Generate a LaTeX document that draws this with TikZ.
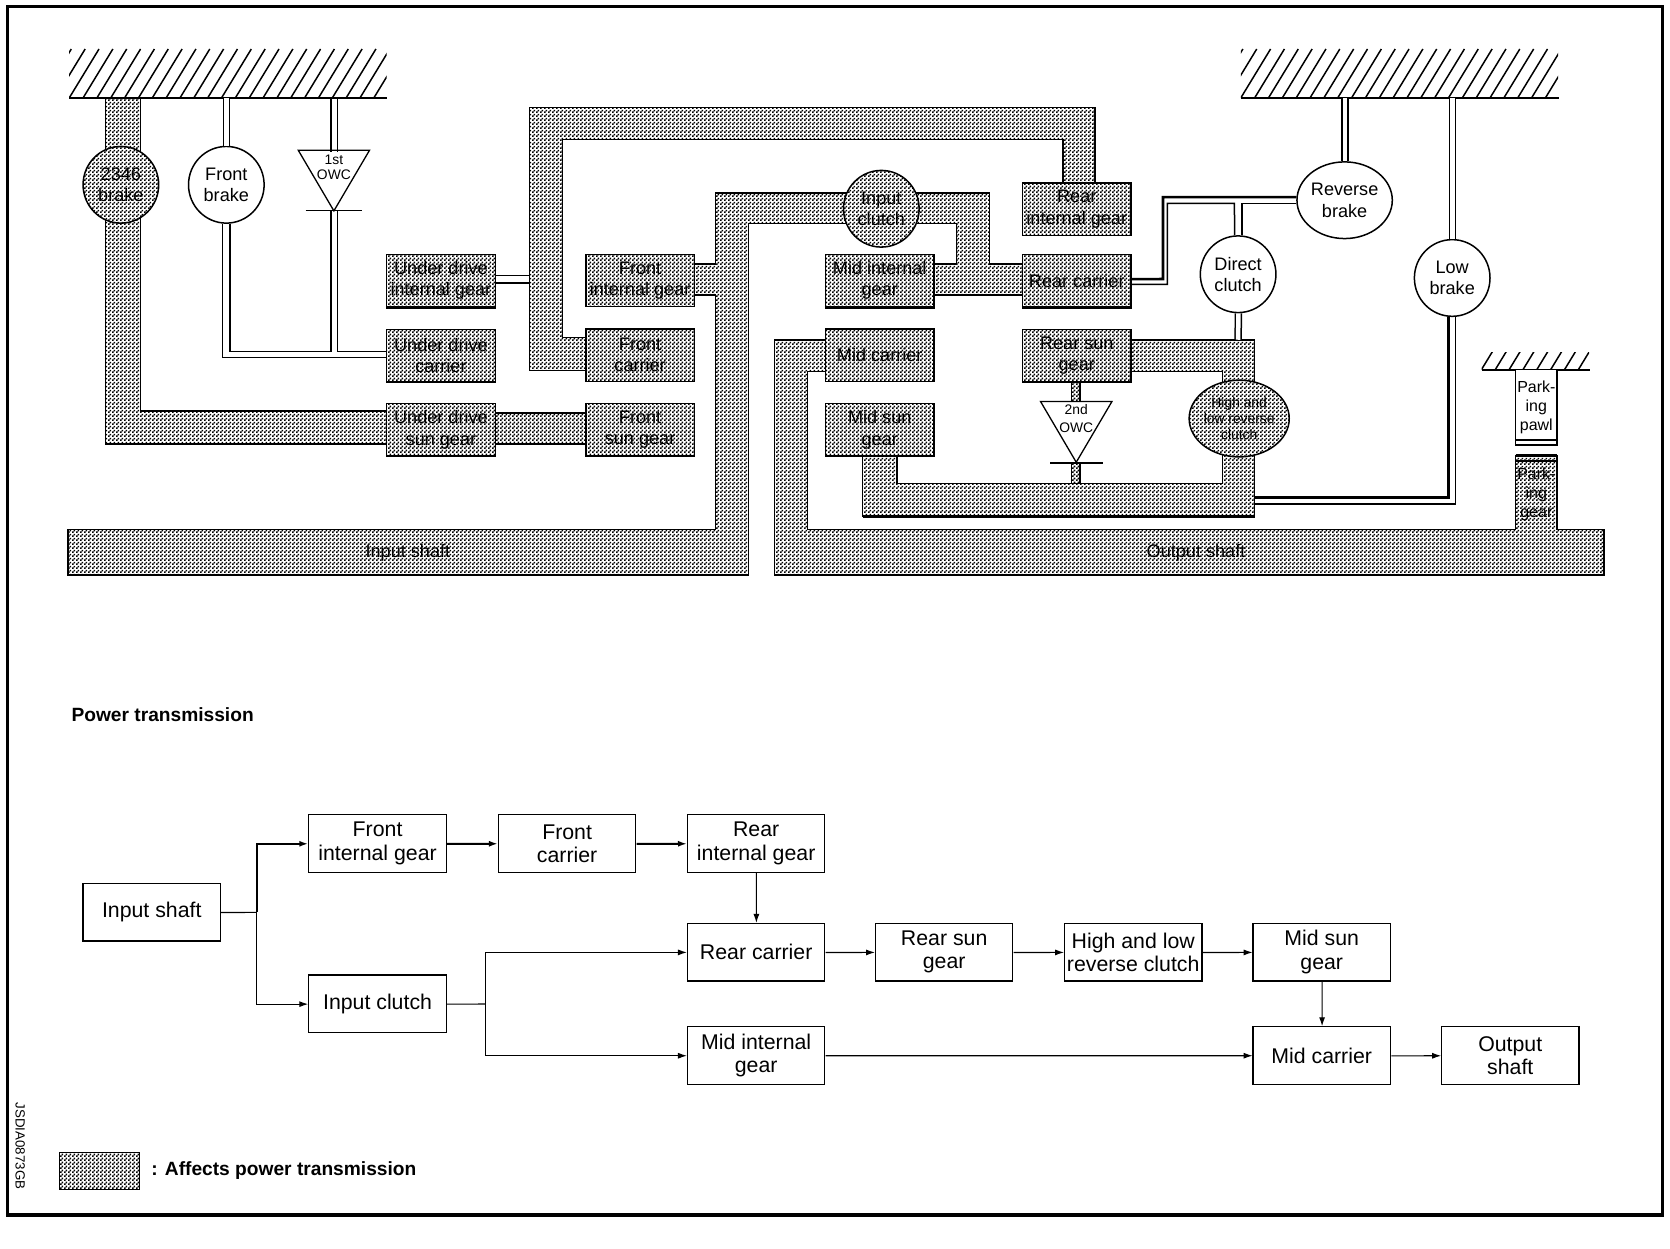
\documentclass[tikz,border=0pt]{standalone}
\usepackage{fontspec}
\setmainfont{Liberation Sans}
\usetikzlibrary{arrows.meta,calc,patterns,shapes.geometric}

\pgfdeclarepatternformonly{stipple}{\pgfqpoint{0pt}{0pt}}{\pgfqpoint{4pt}{4pt}}{\pgfqpoint{4pt}{4pt}}{%
    \pgfpathrectangle{\pgfqpoint{0pt}{0pt}}{\pgfqpoint{2pt}{2pt}}%
    \pgfpathrectangle{\pgfqpoint{2pt}{2pt}}{\pgfqpoint{2pt}{2pt}}%
    \pgfusepath{fill}}

\tikzset{
    band/.style={draw, line width=1.5pt, pattern=stipple, preaction={fill=white}},
    wire/.style={draw, line width=1.5pt},
    heavywire/.style={draw, line width=2.6pt},
    dbl/.style={draw, line width=1.5pt, double, double distance=4.5pt},
    label/.style={font=\fontsize{17}{20}\selectfont, align=center, inner sep=0pt},
    gearbox/.style={label, band, minimum width=102, minimum height=49},
    disc/.style={label, draw, line width=1.5pt, ellipse, fill=white, minimum width=71, minimum height=72},
    discband/.style={disc, band},
    ground/.style={inner sep=0pt, path picture={
        \foreach \k in {-3,...,24} {
            \draw[line width=1.5pt] ($(path picture bounding box.south west)+(\k*13,0)$) -- ++(28,-46);
        }
    }},
    flowbox/.style={draw, line width=1.2pt, font=\fontsize{20}{22}\selectfont, align=center, inner sep=0pt, minimum width=129, minimum height=54},
    flow/.style={draw, line width=1.1pt, -{Latex[length=9pt,width=6pt]}},
    flowbold/.style={flow, line width=2pt},
}

\begin{document}
\begin{tikzpicture}[x=1pt, y=-1pt, scale=1.06505, every node/.style={transform shape}]
    \useasboundingbox (0,0) rectangle (1568,1172);
    % Outer frame
    \draw[line width=3.5pt] (7,6) rectangle (1561,1141);

    % Shaded members
    \path[band] (99,92) -- (132,92) -- (132,386) -- (363,386) -- (363,417) -- (99,417) -- cycle;
    \path[band] (465,388) rectangle (550,417);
    \path[band] (497,101) -- (1028,101) -- (1028,172) -- (998,172) -- (998,131) -- (528,131)
        -- (528,317) -- (550,317) -- (550,348) -- (497,348) -- cycle;
    \path[band] (64,497) -- (672,497) -- (672,277) -- (652,277) -- (652,248) -- (672,248) -- (672,181)
        -- (929,181) -- (929,248) -- (960,248) -- (960,277) -- (877,277) -- (877,248) -- (898,248)
        -- (898,210) -- (703,210) -- (703,540) -- (64,540) -- cycle;
    \path[band] (727,319) -- (775,319) -- (775,349) -- (758,349) -- (758,497) -- (1423,497) -- (1423,428)
        -- (1462,428) -- (1462,497) -- (1506,497) -- (1506,540) -- (727,540) -- cycle;
    \path[band] (1061,319) -- (1178,319) -- (1178,485) -- (810,485) -- (810,428) -- (842,428)
        -- (842,454) -- (1148,454) -- (1148,349) -- (1061,349) -- cycle;
    \path[band] (1006,358) rectangle (1014,377);
    \path[band] (1006,435) rectangle (1014,454);
    \draw[line width=3pt] (810,485) -- (1178,485);
    \draw[line width=3pt] (1423,428) -- (1462,428);
    \draw[wire] (1423,433) -- (1462,433);

    % Grounded blocks
    \node[ground, minimum width=298, minimum height=46] (gndA) at (214,69) {};
    \node[ground, minimum width=298, minimum height=46] (gndB) at (1314,69) {};
    \node[ground, minimum width=101, minimum height=16] (gndC) at (1441.5,339) {};
    \foreach \g in {gndA,gndB,gndC} {
        \draw[line width=2pt] (\g.south west) -- (\g.south east);
    }

    % Gear members
    \foreach \name/\x/\y/\txt in {udint/414/263.5/{Under drive\\internal gear},
        udcarrier/414/334/{Under drive\\carrier}, udsun/414/403.5/{Under drive\\sun gear},
        fint/601/263.5/{Front\\internal gear}, fcarrier/601/333.5/{Front\\carrier},
        fsun/601/403.5/{Front\\sun gear}, mint/826/263.5/{Mid internal\\gear},
        mcarrier/826/333.5/{Mid carrier}, msun/826/403.5/{Mid sun\\gear},
        rint/1011/196.5/{Rear\\internal gear}, rcarrier/1011/263.5/{Rear carrier},
        rsun/1011/334/{Rear sun\\gear}} {
        \node[gearbox] (\name) at (\x,\y) {\txt};
    }
    \foreach \name in {udint,mint,rcarrier} {
        \draw[line width=3pt] (\name.south west) -- (\name.south east);
    }

    % Brakes and clutches
    \node[discband] (brakeA) at (113.5,173.5) {2346\\brake};
    \node[disc] (brakeB) at (212.5,173.5) {Front\\brake};
    \node[discband] (inclutchA) at (827.5,196) {Input\\clutch};
    \node[disc] (revbrake) at (1262.5,188) {Reverse\\brake};
    \node[disc] (dirclutch) at (1162.5,257.5) {Direct\\clutch};
    \node[disc] (lowbrake) at (1363.5,261) {Low\\brake};
    \node[discband, font=\fontsize{13}{15}\selectfont] (hlclutch) at (1163.5,393) {High and\\low reverse\\clutch};

    % One way clutches
    \draw[line width=1.3pt] (280,141) -- (347,141) -- (313.5,198) -- cycle;
    \draw[line width=1pt] (287,198) -- (340,198);
    \node[label, font=\fontsize{13}{14}\selectfont] (owcA) at (313.5,157.5) {1st\\OWC};
    \draw[line width=1.3pt] (977,377) -- (1044,377) -- (1010.5,434) -- cycle;
    \draw[line width=2pt] (986,435) -- (1036,435);
    \node[label, font=\fontsize{13}{16}\selectfont] (owcB) at (1010.5,393) {2nd\\OWC};

    % Parking
    \node[draw, line width=1.5pt, label, font=\fontsize{15}{18}\selectfont, fill=white, minimum width=39, minimum height=71] (pawl) at (1442.5,382.5) {Park-\\ing\\pawl};
    \draw[line width=2pt] (pawl.south west) ++(0,-6) -- ++(39,0);
    \node[label, font=\fontsize{15}{18}\selectfont] (parkgear) at (1442.5,464) {Park-\\ing\\gear};

    % Shaft names
    \node[label, font=\fontsize{17}{20}\selectfont] (inshaftA) at (383,519) {Input shaft};
    \node[label, font=\fontsize{17}{20}\selectfont] (outshaftA) at (1123,519) {Output shaft};

    % Plain connections
    \draw[dbl] (brakeB.north) -- (brakeB.north |- gndA.south);
    \draw[wire] (311,92) -- (311,143);
    \draw[wire] (317,92) -- (317,143);
    \draw[wire] ([xshift=3.5pt]brakeB.south) |- (311,330) -- (311,198);
    \draw[wire] (317,198) |- ([yshift=4pt]udcarrier.west);
    \draw[wire] ([xshift=-3.5pt]brakeB.south) |- ([yshift=-1.5pt]udcarrier.west);
    \draw[wire] ([yshift=5pt]udint.east) -- ++(32,0);
    \draw[wire] ([yshift=-2pt]udint.east) -- ++(32,0);
    \draw[dbl] (revbrake.north) -- (revbrake.north |- gndB.south);
    \draw[heavywire] ([yshift=3pt]revbrake.west) -| (1092,262) -- ([yshift=1.5pt]rcarrier.east);
    \draw[wire] ([yshift=-3.5pt]rcarrier.east) -| (1096,191) -- (1159,191) -- ([xshift=-3.5pt]dirclutch.north);
    \draw[wire] ([xshift=3.5pt]dirclutch.north) |- ([yshift=-3pt]revbrake.west);
    \draw[dbl] (dirclutch.south) -- (1162.5,319);
    \draw[dbl] (lowbrake.north) -- (lowbrake.north |- gndB.south);
    \draw[heavywire] ([xshift=-3.5pt]lowbrake.south) |- (1178,467);
    \draw[wire] ([xshift=3pt]lowbrake.south) |- (1178,473);

    % Power transmission
    \node[font=\fontsize{18}{20}\selectfont\bfseries, anchor=west, inner sep=0pt] (ptitle) at (67,671) {Power transmission};
    \node[flowbox] (input) at (142.5,856.5) {Input shaft};
    \node[flowbox] (frontint) at (354.5,792) {Front\\internal gear};
    \node[flowbox] (frontcar) at (532.5,792) {Front\\carrier};
    \node[flowbox] (rearint) at (710,792) {Rear\\internal gear};
    \node[flowbox] (inclutch) at (354.5,942.5) {Input clutch};
    \node[flowbox] (rearcar) at (710,894) {Rear carrier};
    \node[flowbox] (rearsun) at (886.5,894) {Rear sun\\gear};
    \node[flowbox] (hiclutch) at (1064,894) {High and low\\reverse clutch};
    \node[flowbox] (midsun) at (1241,894) {Mid sun\\gear};
    \node[flowbox] (midint) at (710,991) {Mid internal\\gear};
    \node[flowbox] (midcar) at (1241,991) {Mid carrier};
    \node[flowbox] (output) at (1418,991) {Output\\shaft};
    \coordinate (splitA) at (241,856.5);
    \coordinate (splitB) at (456,942.5);

    \draw[wire, line width=1.1pt] (input) -- (splitA);
    \draw[flowbold] (splitA) |- (frontint);
    \draw[flow] (splitA) |- (inclutch);
    \draw[flowbold] (frontint) -- (frontcar);
    \draw[flowbold] (frontcar) -- (rearint);
    \draw[flow] (rearint) -- (rearcar);
    \draw[wire, line width=1.1pt] (inclutch) -- (splitB);
    \draw[flow] (splitB) |- (rearcar);
    \draw[flow] (splitB) |- (midint);
    \draw[flow] (rearcar) -- (rearsun);
    \draw[flow] (rearsun) -- (hiclutch);
    \draw[flow] (hiclutch) -- (midsun);
    \draw[flow] (midsun) -- (midcar);
    \draw[flow] (midint) -- (midcar);
    \draw[flow] (midcar) -- (output);

    % Legend
    \node[band, minimum width=75, minimum height=35, inner sep=0pt] (legendbox) at (93.5,1099.5) {};
    \node[font=\fontsize{18}{20}\selectfont\bfseries, anchor=west, inner sep=0pt] (legendtext) at (142,1099) {: Affects power transmission};
    \node[font=\fontsize{12.5}{14}\selectfont, rotate=-90, inner sep=0pt] (drawingno) at (19,1076) {JSDIA0873GB};
\end{tikzpicture}
\end{document}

○ ○ ○ ○ ○ ○ ○

> [Task]: Could the lines from the top of the material through the line with "(7,6) rectangle (1561,1141);" be repeated exactly, pictures left out?

> [Exercise result]:
Generate a LaTeX document that draws this with TikZ.
\documentclass[tikz,border=0pt]{standalone}
\usepackage{fontspec}
\setmainfont{Liberation Sans}
\usetikzlibrary{arrows.meta,calc,patterns,shapes.geometric}

\pgfdeclarepatternformonly{stipple}{\pgfqpoint{0pt}{0pt}}{\pgfqpoint{4pt}{4pt}}{\pgfqpoint{4pt}{4pt}}{%
    \pgfpathrectangle{\pgfqpoint{0pt}{0pt}}{\pgfqpoint{2pt}{2pt}}%
    \pgfpathrectangle{\pgfqpoint{2pt}{2pt}}{\pgfqpoint{2pt}{2pt}}%
    \pgfusepath{fill}}

\tikzset{
    band/.style={draw, line width=1.5pt, pattern=stipple, preaction={fill=white}},
    wire/.style={draw, line width=1.5pt},
    heavywire/.style={draw, line width=2.6pt},
    dbl/.style={draw, line width=1.5pt, double, double distance=4.5pt},
    label/.style={font=\fontsize{17}{20}\selectfont, align=center, inner sep=0pt},
    gearbox/.style={label, band, minimum width=102, minimum height=49},
    disc/.style={label, draw, line width=1.5pt, ellipse, fill=white, minimum width=71, minimum height=72},
    discband/.style={disc, band},
    ground/.style={inner sep=0pt, path picture={
        \foreach \k in {-3,...,24} {
            \draw[line width=1.5pt] ($(path picture bounding box.south west)+(\k*13,0)$) -- ++(28,-46);
        }
    }},
    flowbox/.style={draw, line width=1.2pt, font=\fontsize{20}{22}\selectfont, align=center, inner sep=0pt, minimum width=129, minimum height=54},
    flow/.style={draw, line width=1.1pt, -{Latex[length=9pt,width=6pt]}},
    flowbold/.style={flow, line width=2pt},
}

\begin{document}
\begin{tikzpicture}[x=1pt, y=-1pt, scale=1.06505, every node/.style={transform shape}]
    \useasboundingbox (0,0) rectangle (1568,1172);
    % Outer frame
    \draw[line width=3.5pt] (7,6) rectangle (1561,1141);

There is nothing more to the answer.